This notebook shows how to use `lightgbm.dask` to train a LightGBM model on data stored as a [Dask DataFrame](https://docs.dask.org/en/latest/dataframe.html) or [Dask Array](https://docs.dask.org/en/latest/array.html).

It uses `FargateCluster` from [`dask-cloudprovider`](https://github.com/dask/dask-cloudprovider) to create a distributed cluster.
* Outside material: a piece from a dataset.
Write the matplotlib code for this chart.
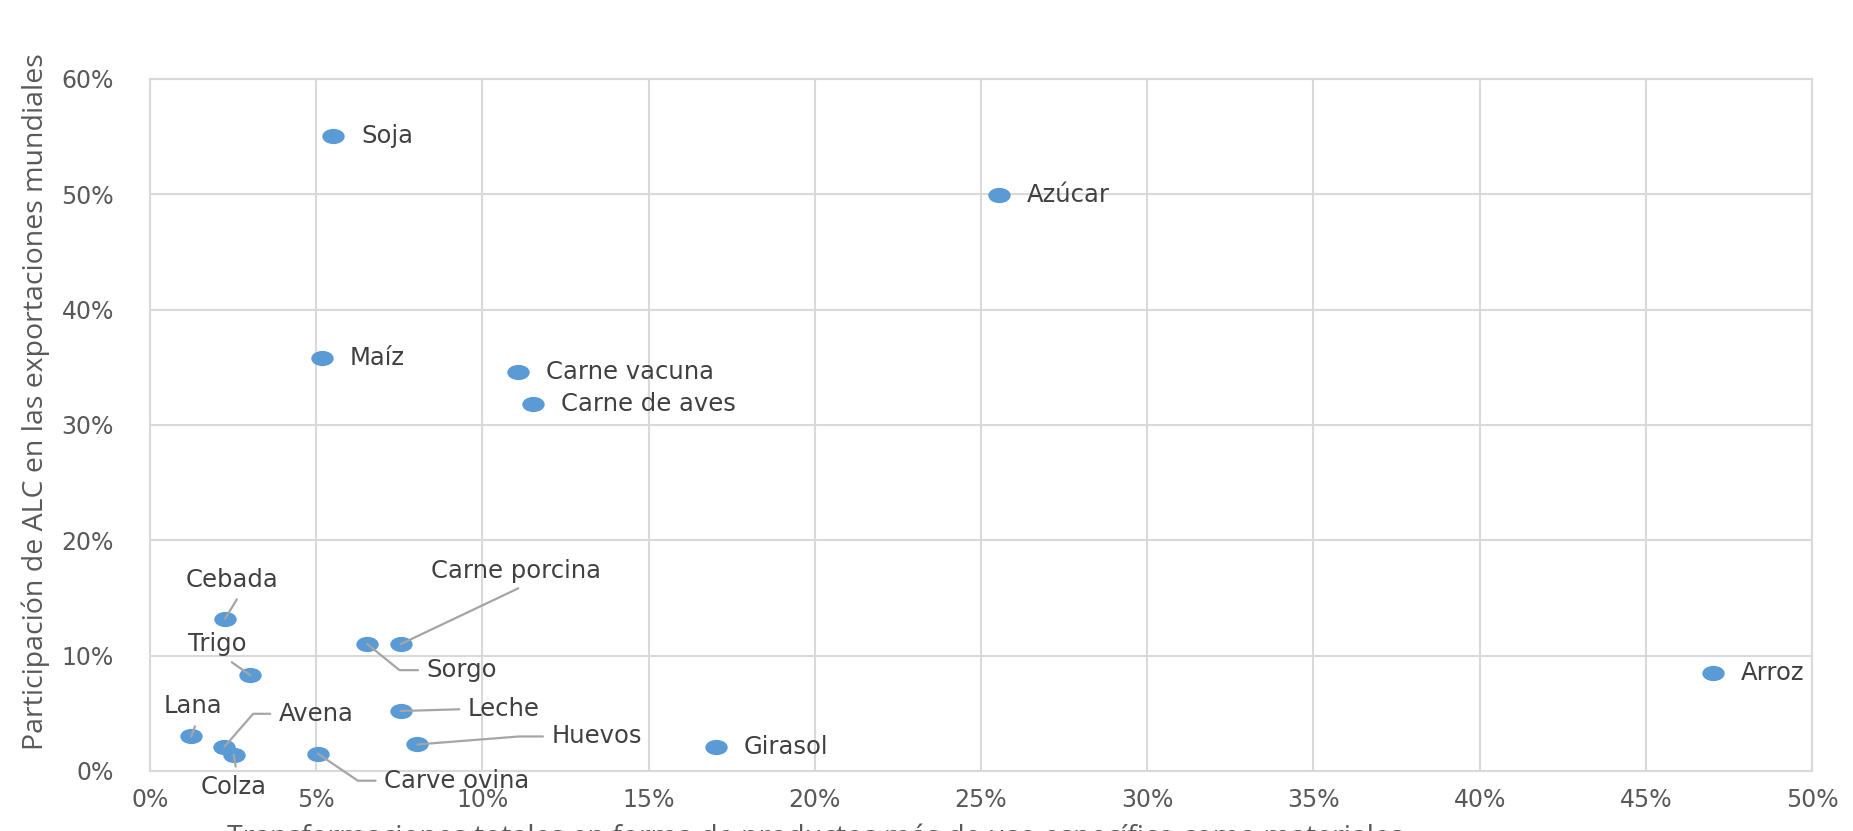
import numpy as np
import matplotlib
matplotlib.use('Agg')
from matplotlib import pyplot as plt
from matplotlib.path import Path
from matplotlib.ticker import PercentFormatter

# data (fractions)
productos = ['Soja', 'Azúcar', 'Maíz', 'Carne vacuna', 'Carne de aves', 'Cebada',
             'Carne porcina', 'Sorgo', 'Trigo', 'Leche', 'Lana', 'Avena', 'Huevos',
             'Girasol', 'Arroz', 'Colza', 'Carve ovina']
transformacion = [0.0551, 0.2553, 0.0516, 0.1106, 0.1152, 0.0226,
                  0.0754, 0.0654, 0.0302, 0.0754, 0.0124, 0.0224, 0.0804,
                  0.1703, 0.4701, 0.0252, 0.0505]
participacion = [0.551, 0.499, 0.358, 0.346, 0.318, 0.132,
                 0.110, 0.110, 0.083, 0.052, 0.030, 0.021, 0.023,
                 0.021, 0.085, 0.014, 0.015]

x_ticks = np.arange(0, 0.51, 0.05)
y_ticks = np.arange(0, 0.61, 0.10)

blue = '#5B9BD5'
grid_c = '#D9D9D9'
tick_c = '#595959'
text_c = '#404040'
line_c = '#A5A5A5'
lab_font = 'Open Sans'
mark_font = 'DejaVu Sans'

plt.rcParams['font.family'] = mark_font

fig = plt.figure(figsize=(18.53, 8.31), dpi=100)
ax = fig.add_axes([150/1853, 1 - 771/831, (1812-150)/1853, (771-79)/831])

# elliptical marker like the original
ell = Path.unit_circle().transformed(matplotlib.transforms.Affine2D().scale(1, 0.68))
ax.scatter(transformacion, participacion, marker=ell, s=260, color=blue,
           linewidths=0, zorder=3, clip_on=False)

ax.set_xlim(0, 0.5)
ax.set_ylim(0, 0.6)
ax.set_xticks(x_ticks)
ax.set_yticks(y_ticks)
ax.xaxis.set_major_formatter(PercentFormatter(1, decimals=0))
ax.yaxis.set_major_formatter(PercentFormatter(1, decimals=0))
ax.tick_params(length=0, labelsize=17, colors=tick_c)
ax.tick_params(axis='y', pad=26)
ax.tick_params(axis='x', pad=12)
ax.grid(True, color=grid_c, linewidth=1.5)
ax.set_axisbelow(True)
for s in ax.spines.values():
    s.set_color(grid_c)
    s.set_linewidth(1.5)

# axis titles
fig.text(36/1853, 1 - 402/831, 'Participación de ALC en las exportaciones mundiales',
         rotation=90, fontsize=20.5, color=tick_c, ha='center', va='center', family=lab_font)
fig.text(815/1853, 1 - 823/831, 'Transformaciones totales en forma de productos más de uso específico como materiales',
         fontsize=20.5, color=tick_c, ha='center', va='top', family=lab_font)

# label layout: offset in pixels (dx, dy), alignment, leader line settings
simple = dict(dx=28, dy=0, ha='left', va='center')
layout = {
    'Soja': simple, 'Azúcar': simple, 'Maíz': simple, 'Carne vacuna': simple,
    'Carne de aves': simple, 'Girasol': simple, 'Arroz': simple,
    'Cebada': dict(dx=7, dy=39, ha='center', va='center', rel=(0.6, 0.0), conn='arc3'),
    'Carne porcina': dict(dx=115, dy=73, ha='center', va='center', rel=(0.58, 0.0), conn='arc3'),
    'Trigo': dict(dx=-33, dy=31, ha='center', va='center', rel=(0.6, 0.0), conn='arc3'),
    'Lana': dict(dx=2, dy=30, ha='center', va='center', rel=(0.58, 0.0), conn='arc3'),
    'Colza': dict(dx=0, dy=-32, ha='center', va='center', rel=(0.55, 1.0), conn='arc3'),
    'Sorgo': dict(dx=59, dy=-26, ha='left', va='center', rel=(0.0, 0.5),
                  conn='angle,angleA=0,angleB=-39,rad=0'),
    'Leche': dict(dx=67, dy=2, ha='left', va='center', rel=(0.0, 0.5), conn='arc3'),
    'Avena': dict(dx=54, dy=33, ha='left', va='center', rel=(0.0, 0.5),
                  conn='angle,angleA=0,angleB=49,rad=0'),
    'Huevos': dict(dx=134, dy=8, ha='left', va='center', rel=(0.0, 0.5),
                   conn='angle,angleA=0,angleB=4.5,rad=0'),
    'Carve ovina': dict(dx=66, dy=-27, ha='left', va='center', rel=(0.0, 0.5),
                        conn='angle,angleA=0,angleB=-34,rad=0'),
}

for name, xv, yv in zip(productos, transformacion, participacion):
    L = layout[name]
    kw = dict(textcoords='offset pixels', ha=L['ha'], va=L['va'],
              fontsize=17.5, color=text_c, zorder=4, annotation_clip=False)
    if 'conn' in L:
        kw['arrowprops'] = dict(arrowstyle='-', color=line_c, lw=1.6,
                                shrinkA=4, shrinkB=0, relpos=L['rel'],
                                connectionstyle=L['conn'])
    ax.annotate(name, (xv, yv), xytext=(L['dx'], L['dy']), **kw)

plt.savefig('out.png', dpi=100)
This notebook was most recently updated to test https://github.com/microsoft/LightGBM/pull/3994.

<hr>

## Set up a cluster on AWS Fargate

In [1]:
import json

with open("../ecr-details.json", "r") as f:
    ecr_details = json.loads(f.read())

CONTAINER_IMAGE = ecr_details["repository"]["repositoryUri"] + ":1"
print(f"scheduler and worker image: {CONTAINER_IMAGE}")

scheduler and worker image: public.ecr.aws/w8s1c8b1/dask-lgb-test-4468592b-5204-4e3b-ad80-7c5ae698472a-cluster:1


Before proceeding, set up your AWS credentials. If you're unsure how to do this, see [the AWS docs](https://boto3.amazonaws.com/v1/documentation/api/latest/guide/credentials.html).

In [2]:
import os

os.environ["AWS_DEFAULT_REGION"] = "us-west-2"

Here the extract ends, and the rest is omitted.